§ **SHORT PROBLEM**: Extract only the first line of the listing and every line after it up to and including the one with "zro2_content = [48, 31, 23]". Omit the pictures.

Stored records
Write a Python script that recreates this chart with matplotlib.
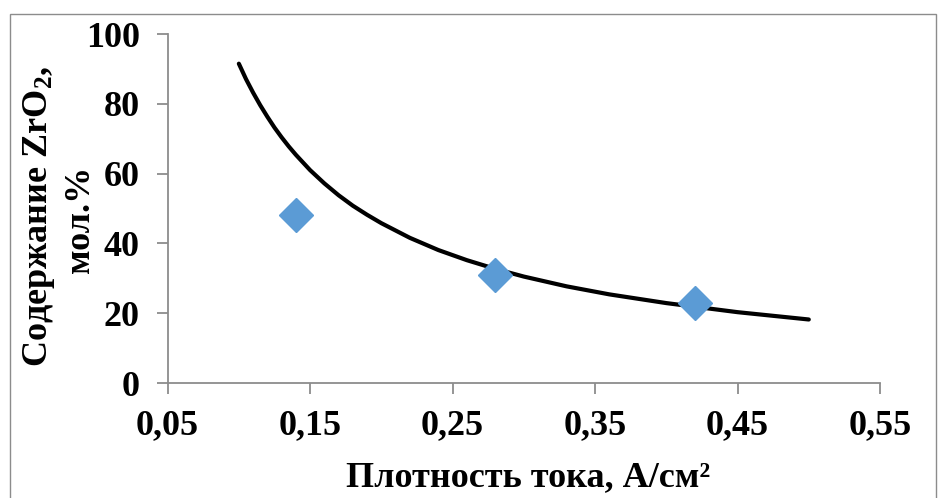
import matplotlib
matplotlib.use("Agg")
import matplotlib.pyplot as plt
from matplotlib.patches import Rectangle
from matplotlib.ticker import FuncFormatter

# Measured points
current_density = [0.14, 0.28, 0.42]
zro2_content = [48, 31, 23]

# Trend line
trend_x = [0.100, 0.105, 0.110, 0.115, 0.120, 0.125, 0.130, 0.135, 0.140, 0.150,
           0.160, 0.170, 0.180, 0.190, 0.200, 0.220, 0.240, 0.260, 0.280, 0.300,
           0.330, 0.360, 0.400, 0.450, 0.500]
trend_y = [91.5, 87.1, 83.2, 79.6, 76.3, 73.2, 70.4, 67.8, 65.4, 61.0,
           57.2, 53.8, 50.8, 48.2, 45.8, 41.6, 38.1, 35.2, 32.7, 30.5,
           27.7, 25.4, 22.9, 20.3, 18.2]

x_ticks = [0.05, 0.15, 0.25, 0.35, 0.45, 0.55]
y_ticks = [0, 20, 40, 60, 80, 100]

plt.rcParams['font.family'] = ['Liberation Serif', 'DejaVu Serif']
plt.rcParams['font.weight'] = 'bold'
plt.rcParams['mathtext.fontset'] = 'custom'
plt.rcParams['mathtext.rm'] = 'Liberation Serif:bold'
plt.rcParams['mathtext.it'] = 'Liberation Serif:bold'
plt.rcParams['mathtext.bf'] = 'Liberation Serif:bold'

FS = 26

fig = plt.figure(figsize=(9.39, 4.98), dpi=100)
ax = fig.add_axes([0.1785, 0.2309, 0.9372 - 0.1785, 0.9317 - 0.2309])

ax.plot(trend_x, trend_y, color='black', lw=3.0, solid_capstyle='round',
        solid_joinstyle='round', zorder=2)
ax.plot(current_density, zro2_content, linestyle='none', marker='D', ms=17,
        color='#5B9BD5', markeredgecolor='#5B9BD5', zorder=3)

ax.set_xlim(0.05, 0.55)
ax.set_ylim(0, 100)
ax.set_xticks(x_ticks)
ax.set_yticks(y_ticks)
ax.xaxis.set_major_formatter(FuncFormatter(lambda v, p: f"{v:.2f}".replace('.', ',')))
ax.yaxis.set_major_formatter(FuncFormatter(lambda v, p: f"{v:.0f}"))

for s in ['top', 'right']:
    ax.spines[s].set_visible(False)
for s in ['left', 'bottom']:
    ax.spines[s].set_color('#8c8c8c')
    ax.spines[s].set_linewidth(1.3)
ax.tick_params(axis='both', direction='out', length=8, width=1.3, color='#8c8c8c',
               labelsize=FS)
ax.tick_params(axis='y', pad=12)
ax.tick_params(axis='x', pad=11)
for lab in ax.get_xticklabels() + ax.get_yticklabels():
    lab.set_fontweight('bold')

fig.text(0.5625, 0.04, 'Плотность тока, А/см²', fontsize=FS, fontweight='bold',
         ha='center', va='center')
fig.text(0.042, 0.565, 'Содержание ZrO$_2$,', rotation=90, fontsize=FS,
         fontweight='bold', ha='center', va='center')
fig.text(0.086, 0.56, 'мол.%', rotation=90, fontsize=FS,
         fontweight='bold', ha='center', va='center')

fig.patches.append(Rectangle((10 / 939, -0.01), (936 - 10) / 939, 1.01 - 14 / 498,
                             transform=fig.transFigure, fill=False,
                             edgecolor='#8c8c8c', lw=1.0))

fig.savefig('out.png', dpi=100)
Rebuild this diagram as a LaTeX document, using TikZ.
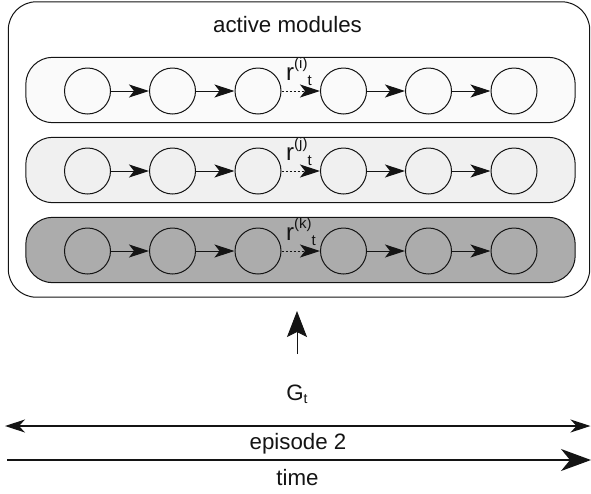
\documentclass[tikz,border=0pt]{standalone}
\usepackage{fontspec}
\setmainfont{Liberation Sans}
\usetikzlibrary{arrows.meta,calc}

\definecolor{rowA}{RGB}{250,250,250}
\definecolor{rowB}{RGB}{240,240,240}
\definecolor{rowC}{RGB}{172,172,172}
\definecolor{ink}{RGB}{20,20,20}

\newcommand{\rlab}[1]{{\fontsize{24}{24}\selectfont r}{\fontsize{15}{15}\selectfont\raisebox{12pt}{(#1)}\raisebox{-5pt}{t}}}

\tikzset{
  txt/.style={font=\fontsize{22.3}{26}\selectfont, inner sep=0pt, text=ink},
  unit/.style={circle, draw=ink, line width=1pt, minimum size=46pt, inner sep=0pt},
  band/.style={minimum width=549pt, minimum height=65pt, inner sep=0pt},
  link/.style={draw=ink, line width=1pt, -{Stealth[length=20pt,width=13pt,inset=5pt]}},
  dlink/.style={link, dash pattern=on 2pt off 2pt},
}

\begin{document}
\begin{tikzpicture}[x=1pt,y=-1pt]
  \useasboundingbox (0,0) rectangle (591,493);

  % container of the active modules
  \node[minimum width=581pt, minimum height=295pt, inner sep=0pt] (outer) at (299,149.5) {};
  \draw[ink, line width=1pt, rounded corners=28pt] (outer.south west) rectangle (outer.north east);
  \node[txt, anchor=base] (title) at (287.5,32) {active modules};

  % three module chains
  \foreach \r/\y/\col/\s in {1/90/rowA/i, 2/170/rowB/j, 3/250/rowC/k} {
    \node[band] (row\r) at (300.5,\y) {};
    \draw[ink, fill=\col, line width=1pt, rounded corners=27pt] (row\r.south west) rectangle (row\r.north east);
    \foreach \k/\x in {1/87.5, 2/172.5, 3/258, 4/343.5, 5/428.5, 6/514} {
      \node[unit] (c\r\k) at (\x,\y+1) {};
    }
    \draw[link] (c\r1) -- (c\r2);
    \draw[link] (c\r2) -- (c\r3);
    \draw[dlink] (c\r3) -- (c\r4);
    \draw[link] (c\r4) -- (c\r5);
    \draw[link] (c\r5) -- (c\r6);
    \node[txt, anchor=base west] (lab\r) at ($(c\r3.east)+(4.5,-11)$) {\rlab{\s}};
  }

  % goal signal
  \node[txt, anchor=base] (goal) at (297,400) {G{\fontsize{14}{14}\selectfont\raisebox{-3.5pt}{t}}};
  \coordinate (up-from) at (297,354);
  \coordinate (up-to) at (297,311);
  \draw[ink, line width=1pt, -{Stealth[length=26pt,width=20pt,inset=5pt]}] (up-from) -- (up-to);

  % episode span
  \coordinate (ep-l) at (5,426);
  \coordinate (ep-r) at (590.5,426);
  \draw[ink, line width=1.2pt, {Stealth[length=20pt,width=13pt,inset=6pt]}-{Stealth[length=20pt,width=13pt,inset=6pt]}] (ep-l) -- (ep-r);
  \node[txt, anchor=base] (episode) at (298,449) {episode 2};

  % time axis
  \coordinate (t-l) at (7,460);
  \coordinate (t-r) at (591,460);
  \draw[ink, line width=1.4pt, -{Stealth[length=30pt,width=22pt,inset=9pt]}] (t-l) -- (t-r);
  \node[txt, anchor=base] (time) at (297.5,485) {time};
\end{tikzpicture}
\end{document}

§ **RESPONSE TO THE TASK**:
Write a Python script that recreates this chart with matplotlib.
import matplotlib
matplotlib.use("Agg")
import matplotlib.pyplot as plt
from matplotlib.patches import Rectangle
from matplotlib.ticker import FuncFormatter

# Measured points
current_density = [0.14, 0.28, 0.42]
zro2_content = [48, 31, 23]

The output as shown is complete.